◆ Do this
Leave out the images and repeat the listing below without a single change.
>> BEGIN
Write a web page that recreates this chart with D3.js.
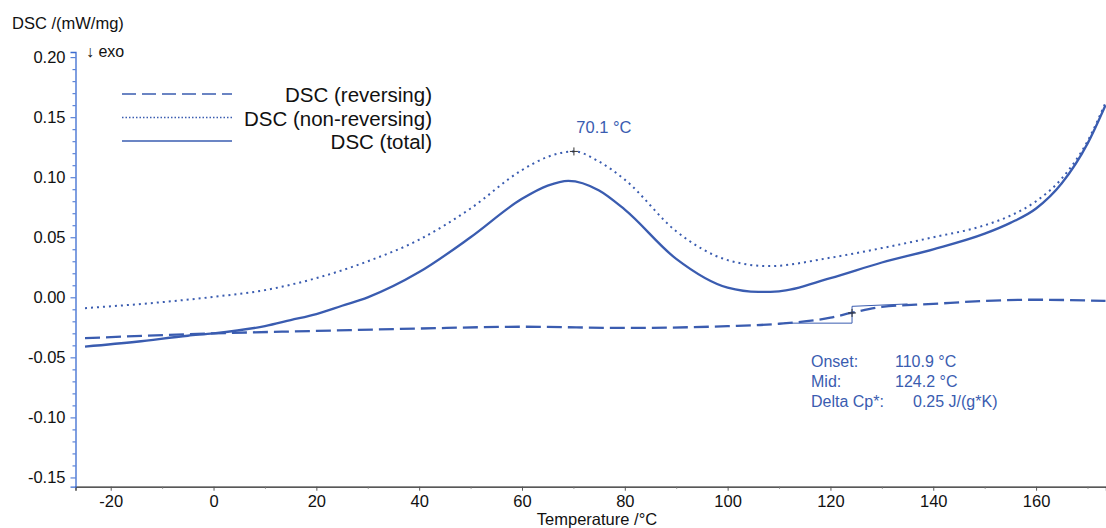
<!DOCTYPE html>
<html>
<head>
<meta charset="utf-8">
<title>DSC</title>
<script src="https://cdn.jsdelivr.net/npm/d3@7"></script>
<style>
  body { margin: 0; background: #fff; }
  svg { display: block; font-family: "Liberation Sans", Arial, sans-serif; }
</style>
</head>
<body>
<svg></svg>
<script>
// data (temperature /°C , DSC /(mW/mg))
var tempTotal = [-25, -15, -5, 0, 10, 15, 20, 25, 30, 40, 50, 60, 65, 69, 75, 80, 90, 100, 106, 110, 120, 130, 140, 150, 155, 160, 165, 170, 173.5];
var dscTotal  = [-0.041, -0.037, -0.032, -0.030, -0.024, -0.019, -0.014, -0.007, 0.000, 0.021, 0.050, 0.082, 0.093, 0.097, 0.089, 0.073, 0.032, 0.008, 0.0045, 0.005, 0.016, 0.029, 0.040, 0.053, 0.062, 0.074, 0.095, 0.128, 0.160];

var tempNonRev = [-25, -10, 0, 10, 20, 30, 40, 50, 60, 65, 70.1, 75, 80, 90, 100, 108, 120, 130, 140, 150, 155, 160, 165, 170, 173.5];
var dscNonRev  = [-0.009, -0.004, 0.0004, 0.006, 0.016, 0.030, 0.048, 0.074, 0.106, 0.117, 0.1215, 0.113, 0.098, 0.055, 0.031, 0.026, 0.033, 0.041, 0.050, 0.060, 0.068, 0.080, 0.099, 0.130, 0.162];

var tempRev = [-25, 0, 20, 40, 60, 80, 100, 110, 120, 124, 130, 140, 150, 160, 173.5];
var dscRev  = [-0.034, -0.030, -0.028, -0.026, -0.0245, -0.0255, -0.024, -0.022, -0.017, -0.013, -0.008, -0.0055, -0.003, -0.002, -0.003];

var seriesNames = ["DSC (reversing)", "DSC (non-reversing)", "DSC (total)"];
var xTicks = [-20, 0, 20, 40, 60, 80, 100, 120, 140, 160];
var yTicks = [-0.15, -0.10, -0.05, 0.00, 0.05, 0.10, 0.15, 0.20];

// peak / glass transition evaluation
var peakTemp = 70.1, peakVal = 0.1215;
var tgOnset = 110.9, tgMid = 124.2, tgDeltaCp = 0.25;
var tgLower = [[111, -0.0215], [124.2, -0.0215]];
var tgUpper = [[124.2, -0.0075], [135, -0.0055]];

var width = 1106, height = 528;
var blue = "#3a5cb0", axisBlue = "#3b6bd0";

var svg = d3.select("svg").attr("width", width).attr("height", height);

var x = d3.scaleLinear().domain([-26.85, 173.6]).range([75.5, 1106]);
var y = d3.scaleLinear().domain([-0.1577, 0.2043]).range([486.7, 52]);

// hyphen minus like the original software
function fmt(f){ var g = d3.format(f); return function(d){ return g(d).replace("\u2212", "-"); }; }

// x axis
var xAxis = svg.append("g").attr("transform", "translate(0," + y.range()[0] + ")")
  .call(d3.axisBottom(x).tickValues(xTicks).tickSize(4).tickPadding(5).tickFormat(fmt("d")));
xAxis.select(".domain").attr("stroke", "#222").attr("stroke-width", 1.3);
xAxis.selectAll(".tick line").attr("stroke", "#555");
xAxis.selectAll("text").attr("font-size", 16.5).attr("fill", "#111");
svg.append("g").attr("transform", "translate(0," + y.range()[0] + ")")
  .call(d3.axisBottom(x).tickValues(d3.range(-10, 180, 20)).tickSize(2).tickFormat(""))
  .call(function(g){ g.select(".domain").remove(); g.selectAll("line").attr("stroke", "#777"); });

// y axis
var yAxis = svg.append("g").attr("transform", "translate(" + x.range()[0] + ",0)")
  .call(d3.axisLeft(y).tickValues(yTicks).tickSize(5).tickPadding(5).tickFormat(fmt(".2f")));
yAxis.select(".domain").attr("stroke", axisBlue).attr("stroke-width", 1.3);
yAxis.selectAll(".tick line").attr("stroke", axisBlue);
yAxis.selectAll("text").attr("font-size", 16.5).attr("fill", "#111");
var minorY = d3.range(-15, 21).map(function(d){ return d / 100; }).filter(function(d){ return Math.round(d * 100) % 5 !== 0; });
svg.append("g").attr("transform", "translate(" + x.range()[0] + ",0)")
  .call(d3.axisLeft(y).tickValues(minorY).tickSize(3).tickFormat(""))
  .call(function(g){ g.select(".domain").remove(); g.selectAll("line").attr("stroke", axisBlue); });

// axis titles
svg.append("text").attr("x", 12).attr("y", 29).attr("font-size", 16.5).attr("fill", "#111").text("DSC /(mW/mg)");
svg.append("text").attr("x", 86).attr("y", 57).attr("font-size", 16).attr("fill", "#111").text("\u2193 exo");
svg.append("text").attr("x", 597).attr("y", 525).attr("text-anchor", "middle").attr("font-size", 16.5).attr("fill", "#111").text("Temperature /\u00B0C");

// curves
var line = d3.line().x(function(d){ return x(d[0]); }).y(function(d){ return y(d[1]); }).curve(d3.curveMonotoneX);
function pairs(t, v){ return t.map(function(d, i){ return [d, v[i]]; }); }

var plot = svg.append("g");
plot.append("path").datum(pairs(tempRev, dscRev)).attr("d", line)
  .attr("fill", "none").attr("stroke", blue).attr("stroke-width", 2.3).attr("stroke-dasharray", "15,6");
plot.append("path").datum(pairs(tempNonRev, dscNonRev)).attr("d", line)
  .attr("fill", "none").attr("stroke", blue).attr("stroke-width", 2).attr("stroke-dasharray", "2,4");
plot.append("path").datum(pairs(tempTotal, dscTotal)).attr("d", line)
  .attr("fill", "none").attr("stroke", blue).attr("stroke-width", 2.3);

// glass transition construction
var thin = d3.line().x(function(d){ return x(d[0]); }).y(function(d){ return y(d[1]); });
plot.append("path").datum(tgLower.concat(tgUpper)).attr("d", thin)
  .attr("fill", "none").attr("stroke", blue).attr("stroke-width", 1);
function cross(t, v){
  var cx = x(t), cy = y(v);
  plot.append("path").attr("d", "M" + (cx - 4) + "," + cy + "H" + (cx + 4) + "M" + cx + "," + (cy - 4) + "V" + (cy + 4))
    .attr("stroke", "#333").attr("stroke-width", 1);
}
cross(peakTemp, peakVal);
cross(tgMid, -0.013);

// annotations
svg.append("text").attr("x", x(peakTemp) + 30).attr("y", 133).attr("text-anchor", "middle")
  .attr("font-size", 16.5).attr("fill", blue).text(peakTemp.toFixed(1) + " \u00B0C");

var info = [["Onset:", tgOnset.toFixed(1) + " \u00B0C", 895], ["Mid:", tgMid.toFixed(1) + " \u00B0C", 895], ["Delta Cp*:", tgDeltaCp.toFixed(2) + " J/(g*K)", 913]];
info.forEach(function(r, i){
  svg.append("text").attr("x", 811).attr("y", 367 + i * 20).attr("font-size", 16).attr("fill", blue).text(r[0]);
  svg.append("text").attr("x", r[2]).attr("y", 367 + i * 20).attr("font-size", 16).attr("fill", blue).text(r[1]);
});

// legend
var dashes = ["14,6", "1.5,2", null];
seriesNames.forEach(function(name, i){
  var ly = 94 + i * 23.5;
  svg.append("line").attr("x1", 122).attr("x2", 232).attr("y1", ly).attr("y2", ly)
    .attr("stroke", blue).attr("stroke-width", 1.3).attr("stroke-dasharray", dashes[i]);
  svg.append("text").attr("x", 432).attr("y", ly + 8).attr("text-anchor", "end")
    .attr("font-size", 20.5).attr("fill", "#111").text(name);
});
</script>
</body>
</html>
>> END
◆ Final answer
Write a web page that recreates this chart with D3.js.
<!DOCTYPE html>
<html>
<head>
<meta charset="utf-8">
<title>DSC</title>
<script src="https://cdn.jsdelivr.net/npm/d3@7"></script>
<style>
  body { margin: 0; background: #fff; }
  svg { display: block; font-family: "Liberation Sans", Arial, sans-serif; }
</style>
</head>
<body>
<svg></svg>
<script>
// data (temperature /°C , DSC /(mW/mg))
var tempTotal = [-25, -15, -5, 0, 10, 15, 20, 25, 30, 40, 50, 60, 65, 69, 75, 80, 90, 100, 106, 110, 120, 130, 140, 150, 155, 160, 165, 170, 173.5];
var dscTotal  = [-0.041, -0.037, -0.032, -0.030, -0.024, -0.019, -0.014, -0.007, 0.000, 0.021, 0.050, 0.082, 0.093, 0.097, 0.089, 0.073, 0.032, 0.008, 0.0045, 0.005, 0.016, 0.029, 0.040, 0.053, 0.062, 0.074, 0.095, 0.128, 0.160];

var tempNonRev = [-25, -10, 0, 10, 20, 30, 40, 50, 60, 65, 70.1, 75, 80, 90, 100, 108, 120, 130, 140, 150, 155, 160, 165, 170, 173.5];
var dscNonRev  = [-0.009, -0.004, 0.0004, 0.006, 0.016, 0.030, 0.048, 0.074, 0.106, 0.117, 0.1215, 0.113, 0.098, 0.055, 0.031, 0.026, 0.033, 0.041, 0.050, 0.060, 0.068, 0.080, 0.099, 0.130, 0.162];

var tempRev = [-25, 0, 20, 40, 60, 80, 100, 110, 120, 124, 130, 140, 150, 160, 173.5];
var dscRev  = [-0.034, -0.030, -0.028, -0.026, -0.0245, -0.0255, -0.024, -0.022, -0.017, -0.013, -0.008, -0.0055, -0.003, -0.002, -0.003];

var seriesNames = ["DSC (reversing)", "DSC (non-reversing)", "DSC (total)"];
var xTicks = [-20, 0, 20, 40, 60, 80, 100, 120, 140, 160];
var yTicks = [-0.15, -0.10, -0.05, 0.00, 0.05, 0.10, 0.15, 0.20];

// peak / glass transition evaluation
var peakTemp = 70.1, peakVal = 0.1215;
var tgOnset = 110.9, tgMid = 124.2, tgDeltaCp = 0.25;
var tgLower = [[111, -0.0215], [124.2, -0.0215]];
var tgUpper = [[124.2, -0.0075], [135, -0.0055]];

var width = 1106, height = 528;
var blue = "#3a5cb0", axisBlue = "#3b6bd0";

var svg = d3.select("svg").attr("width", width).attr("height", height);

var x = d3.scaleLinear().domain([-26.85, 173.6]).range([75.5, 1106]);
var y = d3.scaleLinear().domain([-0.1577, 0.2043]).range([486.7, 52]);

// hyphen minus like the original software
function fmt(f){ var g = d3.format(f); return function(d){ return g(d).replace("\u2212", "-"); }; }

// x axis
var xAxis = svg.append("g").attr("transform", "translate(0," + y.range()[0] + ")")
  .call(d3.axisBottom(x).tickValues(xTicks).tickSize(4).tickPadding(5).tickFormat(fmt("d")));
xAxis.select(".domain").attr("stroke", "#222").attr("stroke-width", 1.3);
xAxis.selectAll(".tick line").attr("stroke", "#555");
xAxis.selectAll("text").attr("font-size", 16.5).attr("fill", "#111");
svg.append("g").attr("transform", "translate(0," + y.range()[0] + ")")
  .call(d3.axisBottom(x).tickValues(d3.range(-10, 180, 20)).tickSize(2).tickFormat(""))
  .call(function(g){ g.select(".domain").remove(); g.selectAll("line").attr("stroke", "#777"); });

// y axis
var yAxis = svg.append("g").attr("transform", "translate(" + x.range()[0] + ",0)")
  .call(d3.axisLeft(y).tickValues(yTicks).tickSize(5).tickPadding(5).tickFormat(fmt(".2f")));
yAxis.select(".domain").attr("stroke", axisBlue).attr("stroke-width", 1.3);
yAxis.selectAll(".tick line").attr("stroke", axisBlue);
yAxis.selectAll("text").attr("font-size", 16.5).attr("fill", "#111");
var minorY = d3.range(-15, 21).map(function(d){ return d / 100; }).filter(function(d){ return Math.round(d * 100) % 5 !== 0; });
svg.append("g").attr("transform", "translate(" + x.range()[0] + ",0)")
  .call(d3.axisLeft(y).tickValues(minorY).tickSize(3).tickFormat(""))
  .call(function(g){ g.select(".domain").remove(); g.selectAll("line").attr("stroke", axisBlue); });

// axis titles
svg.append("text").attr("x", 12).attr("y", 29).attr("font-size", 16.5).attr("fill", "#111").text("DSC /(mW/mg)");
svg.append("text").attr("x", 86).attr("y", 57).attr("font-size", 16).attr("fill", "#111").text("\u2193 exo");
svg.append("text").attr("x", 597).attr("y", 525).attr("text-anchor", "middle").attr("font-size", 16.5).attr("fill", "#111").text("Temperature /\u00B0C");

// curves
var line = d3.line().x(function(d){ return x(d[0]); }).y(function(d){ return y(d[1]); }).curve(d3.curveMonotoneX);
function pairs(t, v){ return t.map(function(d, i){ return [d, v[i]]; }); }

var plot = svg.append("g");
plot.append("path").datum(pairs(tempRev, dscRev)).attr("d", line)
  .attr("fill", "none").attr("stroke", blue).attr("stroke-width", 2.3).attr("stroke-dasharray", "15,6");
plot.append("path").datum(pairs(tempNonRev, dscNonRev)).attr("d", line)
  .attr("fill", "none").attr("stroke", blue).attr("stroke-width", 2).attr("stroke-dasharray", "2,4");
plot.append("path").datum(pairs(tempTotal, dscTotal)).attr("d", line)
  .attr("fill", "none").attr("stroke", blue).attr("stroke-width", 2.3);

// glass transition construction
var thin = d3.line().x(function(d){ return x(d[0]); }).y(function(d){ return y(d[1]); });
plot.append("path").datum(tgLower.concat(tgUpper)).attr("d", thin)
  .attr("fill", "none").attr("stroke", blue).attr("stroke-width", 1);
function cross(t, v){
  var cx = x(t), cy = y(v);
  plot.append("path").attr("d", "M" + (cx - 4) + "," + cy + "H" + (cx + 4) + "M" + cx + "," + (cy - 4) + "V" + (cy + 4))
    .attr("stroke", "#333").attr("stroke-width", 1);
}
cross(peakTemp, peakVal);
cross(tgMid, -0.013);

// annotations
svg.append("text").attr("x", x(peakTemp) + 30).attr("y", 133).attr("text-anchor", "middle")
  .attr("font-size", 16.5).attr("fill", blue).text(peakTemp.toFixed(1) + " \u00B0C");

var info = [["Onset:", tgOnset.toFixed(1) + " \u00B0C", 895], ["Mid:", tgMid.toFixed(1) + " \u00B0C", 895], ["Delta Cp*:", tgDeltaCp.toFixed(2) + " J/(g*K)", 913]];
info.forEach(function(r, i){
  svg.append("text").attr("x", 811).attr("y", 367 + i * 20).attr("font-size", 16).attr("fill", blue).text(r[0]);
  svg.append("text").attr("x", r[2]).attr("y", 367 + i * 20).attr("font-size", 16).attr("fill", blue).text(r[1]);
});

// legend
var dashes = ["14,6", "1.5,2", null];
seriesNames.forEach(function(name, i){
  var ly = 94 + i * 23.5;
  svg.append("line").attr("x1", 122).attr("x2", 232).attr("y1", ly).attr("y2", ly)
    .attr("stroke", blue).attr("stroke-width", 1.3).attr("stroke-dasharray", dashes[i]);
  svg.append("text").attr("x", 432).attr("y", ly + 8).attr("text-anchor", "end")
    .attr("font-size", 20.5).attr("fill", "#111").text(name);
});
</script>
</body>
</html>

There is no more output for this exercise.